I have the following scenario: Client → Proxy → Target.

The following two scenarios are working perfectly fine:

1) Establishing a TLS-secured connection to the proxy and then tunnel traffic through that connection to the target. This results in the proxy being able to observe and manipulate the traffic in both directions. It protects against an adversary who has no control over the proxy, e.g. it prevents observers from learning that you are using a proxy (if the IP/port is not known) and from reading the actual traffic.

2) Establish a non-secured connection to the proxy and then tunnel TLS-secured traffic through that connection to the target. That prevents the proxy from being able to observe or manipulate the traffic. Although an observer could learn that you are using a proxy and what target you are connecting to.

Now what I tried was to establish a TLS-secured connection to the proxy and then to establish a TLS-secured tunnel to the target, effectively resulting in two layers of TLS in between the client and the proxy. This would protect from an observer learning that you are using a proxy and where you connect to (the proxy still knows) but preventing the proxy from observing and manipulating the actual traffic to the target.

This does not work in Python 3.6. The TLS-secured connection to the proxy is straight forward and can be easily done with ssl.SSLContext.wrap_socket(). The TCP connection between the proxy and the target can then be established by issuing an HTTP CONNECT request. The response can than be read without closing the connection as done in http.client.HTTPConnection._tunnel(). Now my idea was to call ssl.SSLContext.wrap_socket() again (with a different context for the target) and send traffic through that. Unfortunately the TLS handshake fails with the error message "unknown protocol". I looked into the actual traffic transmitted and realised that the handshake was performed in plain text – so effectively stripping the TLS layer that was established already – which results in the proxy server not knowing how to handle the traffic (as it is not TLS-secured) aborting the connection (and reporting a fatal TLS alert).

This leads to the conclusion that another call to ssl.SSLContext.wrap_socket() will override a previous call of the same function (different context object though). I think this is unexpected behaviour.

It might be easier to handle such scenarios if a tunnel would be a separate http.client.HTTP(S)Connection object, see issue #24964. This would also allow to handle ssl-specific calls such as ssl.SSLSocket.getpeercert() as each layer probably uses different certificates.

You cannot use wrap_socket() to wrap a SSLSocket into another SSLSocket.
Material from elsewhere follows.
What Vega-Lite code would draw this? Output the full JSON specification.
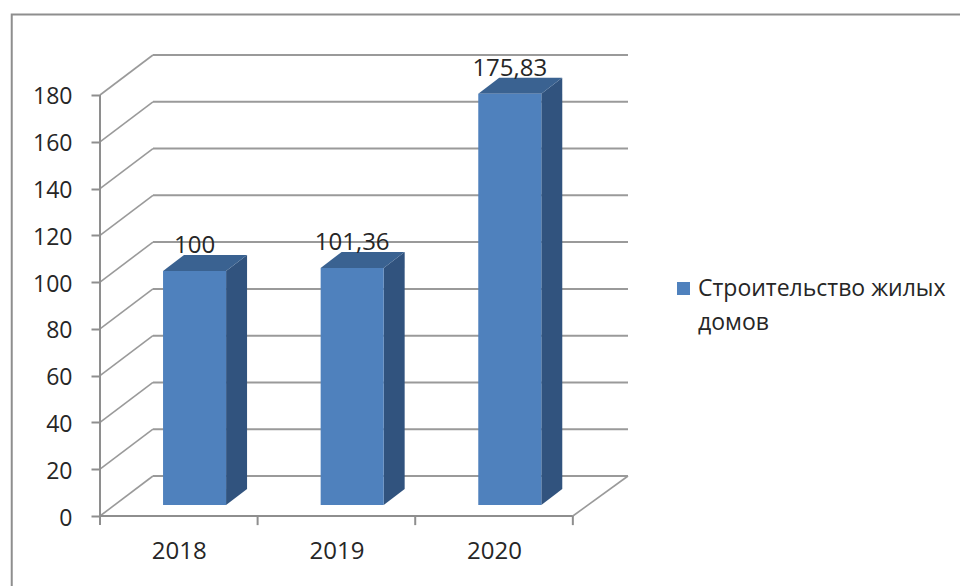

Python uses SSL_set_fd() to wrap the socket's file descriptor. OpenSSL directly pulls and pushes data to the connection. Instead you have to use wrap_bio() and do I/O on your own.
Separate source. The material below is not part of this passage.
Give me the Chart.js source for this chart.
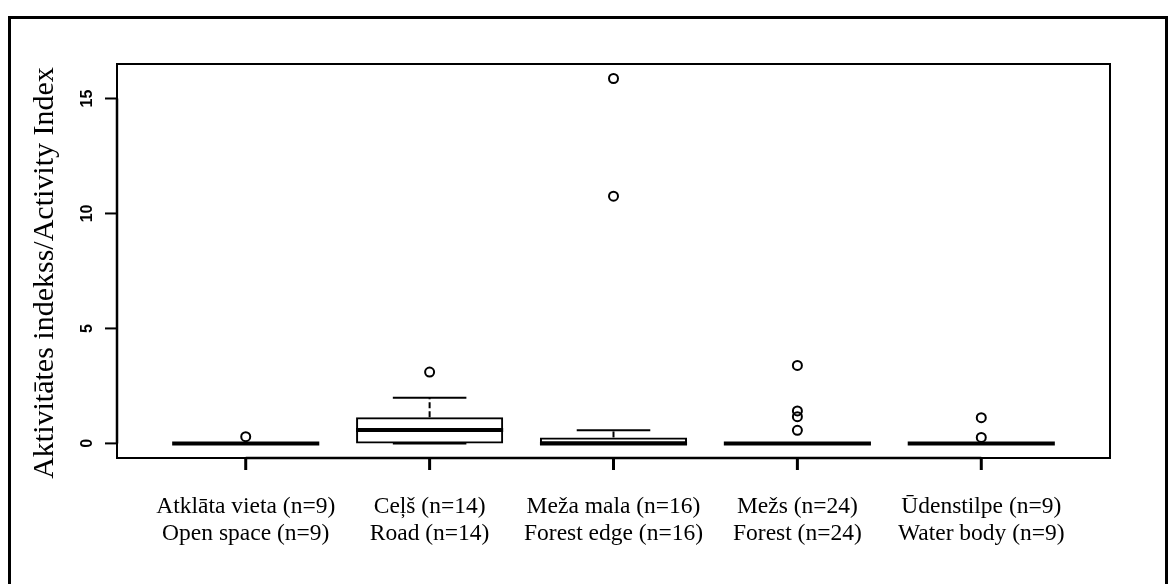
<!DOCTYPE html>
<html>
<head>
<meta charset="utf-8">
<script src="https://cdn.jsdelivr.net/npm/chart.js@4.4.1/dist/chart.umd.min.js"></script>
<style>
  html, body { margin: 0; padding: 0; background: #ffffff; }
  #wrap { width: 1174px; height: 584px; position: relative; }
  canvas { display: block; }
</style>
</head>
<body>
<div id="wrap"><canvas id="c" width="1174" height="584"></canvas></div>
<script>
// ---- data ----
const labelsLV = ["Atklāta vieta (n=9)", "Ceļš (n=14)", "Meža mala (n=16)", "Mežs (n=24)", "Ūdenstilpe (n=9)"];
const labelsEN = ["Open space (n=9)", "Road (n=14)", "Forest edge (n=16)", "Forest (n=24)", "Water body (n=9)"];
const whiskerLow = [0, 0, 0, 0, 0];
const q1 = [0, 0, 0, 0, 0];
const median = [0, 0.58, 0, 0, 0];
const q3 = [0, 1.14, 0.26, 0, 0];
const whiskerHigh = [0, 1.98, 0.57, 0, 0];
const outliers = [
  [0.29],
  [3.10],
  [10.75, 15.87],
  [3.39, 1.41, 1.16, 0.57],
  [1.12, 0.26]
];
const yTicks = [0, 5, 10, 15];
const yTitle = "Aktivitātes indekss/Activity Index";

// ---- datasets built from the arrays ----
const positions = labelsLV.map((_, i) => i + 1);
const boxData = positions.map((x, i) => ({ x: x, y: [q1[i], q3[i]] }));
const outlierData = [];
outliers.forEach((arr, i) => arr.forEach(v => outlierData.push({ x: positions[i], y: v })));

const boxPlugin = {
  id: 'boxplotExtras',
  afterDatasetsDraw(chart) {
    const ctx = chart.ctx;
    const xs = chart.scales.x, ys = chart.scales.y;
    const meta = chart.getDatasetMeta(0);
    ctx.save();
    ctx.strokeStyle = '#000';
    positions.forEach((p, i) => {
      const cx = xs.getPixelForValue(p);
      const w = meta.data[i].width;
      const capW = w / 2;
      ctx.lineWidth = 2;
      ctx.setLineDash([6, 3]);
      if (whiskerHigh[i] > q3[i]) {
        ctx.beginPath();
        ctx.moveTo(cx, ys.getPixelForValue(q3[i]));
        ctx.lineTo(cx, ys.getPixelForValue(whiskerHigh[i]));
        ctx.stroke();
      }
      if (whiskerLow[i] < q1[i]) {
        ctx.beginPath();
        ctx.moveTo(cx, ys.getPixelForValue(q1[i]));
        ctx.lineTo(cx, ys.getPixelForValue(whiskerLow[i]));
        ctx.stroke();
      }
      ctx.setLineDash([]);
      [whiskerHigh[i], whiskerLow[i]].forEach(v => {
        const py = ys.getPixelForValue(v);
        ctx.beginPath();
        ctx.moveTo(cx - capW / 2, py);
        ctx.lineTo(cx + capW / 2, py);
        ctx.stroke();
      });
      ctx.lineWidth = 4;
      const my = ys.getPixelForValue(median[i]);
      ctx.beginPath();
      ctx.moveTo(cx - w / 2, my);
      ctx.lineTo(cx + w / 2, my);
      ctx.stroke();
    });
    ctx.restore();
  },
  afterDraw(chart) {
    const ctx = chart.ctx;
    const xs = chart.scales.x, ys = chart.scales.y;
    const a = chart.chartArea;
    ctx.save();
    ctx.strokeStyle = '#000';
    ctx.fillStyle = '#000';
    // outer figure border
    ctx.lineWidth = 3;
    ctx.strokeRect(9.5, 17.5, 1157, 620);
    // plot frame
    ctx.lineWidth = 2;
    ctx.strokeRect(a.left, a.top, a.right - a.left, a.bottom - a.top);
    // y axis
    ctx.lineWidth = 2.5;
    ctx.beginPath();
    ctx.moveTo(a.left, ys.getPixelForValue(yTicks[0]));
    ctx.lineTo(a.left, ys.getPixelForValue(yTicks[yTicks.length - 1]));
    ctx.stroke();
    ctx.lineWidth = 2;
    ctx.font = 'bold 16px "Liberation Sans", Arial, sans-serif';
    ctx.textAlign = 'center';
    ctx.textBaseline = 'alphabetic';
    yTicks.forEach(t => {
      const py = ys.getPixelForValue(t);
      ctx.beginPath();
      ctx.moveTo(a.left - 12, py);
      ctx.lineTo(a.left, py);
      ctx.stroke();
      ctx.save();
      ctx.translate(a.left - 25, py);
      ctx.rotate(-Math.PI / 2);
      ctx.fillText(String(t), 0, 0);
      ctx.restore();
    });
    // x axis
    ctx.lineWidth = 2.5;
    ctx.beginPath();
    ctx.moveTo(xs.getPixelForValue(positions[0]), a.bottom);
    ctx.lineTo(xs.getPixelForValue(positions[positions.length - 1]), a.bottom);
    ctx.stroke();
    ctx.font = '23.5px "Liberation Serif", "Times New Roman", serif';
    ctx.textAlign = 'center';
    positions.forEach((p, i) => {
      const px = xs.getPixelForValue(p);
      ctx.lineWidth = 3;
      ctx.beginPath();
      ctx.moveTo(px, a.bottom);
      ctx.lineTo(px, a.bottom + 12);
      ctx.stroke();
      ctx.fillText(labelsLV[i], px, a.bottom + 55);
      ctx.fillText(labelsEN[i], px, a.bottom + 82);
    });
    // y title
    ctx.save();
    ctx.font = '30px "Liberation Serif", "Times New Roman", serif';
    ctx.translate(53, (a.top + a.bottom) / 2 + 12);
    ctx.rotate(-Math.PI / 2);
    ctx.textAlign = 'center';
    ctx.fillText(yTitle, 0, 0);
    ctx.restore();
    ctx.restore();
  }
};

new Chart(document.getElementById('c'), {
  type: 'bar',
  data: {
    datasets: [
      {
        type: 'bar',
        label: 'box',
        data: boxData,
        backgroundColor: 'rgba(0,0,0,0)',
        borderColor: '#000',
        borderWidth: 2,
        borderSkipped: false,
        barPercentage: 1.0,
        categoryPercentage: 0.8
      },
      {
        type: 'scatter',
        label: 'outliers',
        data: outlierData,
        pointStyle: 'circle',
        pointRadius: 4.5,
        pointBorderWidth: 2,
        pointBackgroundColor: 'rgba(0,0,0,0)',
        pointBorderColor: '#000',
        showLine: false
      }
    ]
  },
  options: {
    responsive: false,
    animation: false,
    devicePixelRatio: 1,
    layout: { padding: { left: 117, top: 64, right: 64, bottom: 126 } },
    plugins: { legend: { display: false }, tooltip: { enabled: false } },
    scales: {
      x: { type: 'linear', min: 0.3, max: 5.7, display: false, offset: false,
           grid: { offset: false },
           ticks: { stepSize: 1, includeBounds: false } },
      y: { type: 'linear', min: -0.635, max: 16.5, display: false }
    }
  },
  plugins: [boxPlugin]
});
</script>
</body>
</html>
Okay, I see, thanks for the hint. That worked perfectly – I found `asyncio.sslproto._SSLPipe` very useful for that purpose.

I personally consider the behaviour of `ssl.SSLContext.wrap_socket()` unexpected and would raise an exception if that method call is tried on an instance of `ssl.SSLSocket`. But as this would be a change that could lead to backwards compatibility issues (if developers depend on that behaviour) this is probably not a good idea.

I think that the documentation for `ssl.SSLContext.wrap_socket()` has this behaviour to avoid future confusion – including a hint to make use of `ssl.SSLContext.wrap_bio()` instead.

Maximilian, I could not tell if you are still requesting that something be changed, or if this should be closed.

Yes. There should be at least an explanation of this behaviour in the documentation of the wrap_socket() function.

I would additionally raise an exception if wrap_socket() is called and a socket is passed that is already wrapped. But I'm not sure if that is considered as an acceptable choice, as I am unfamiliar with Python development.

A documentation update wouldn't hurt, though.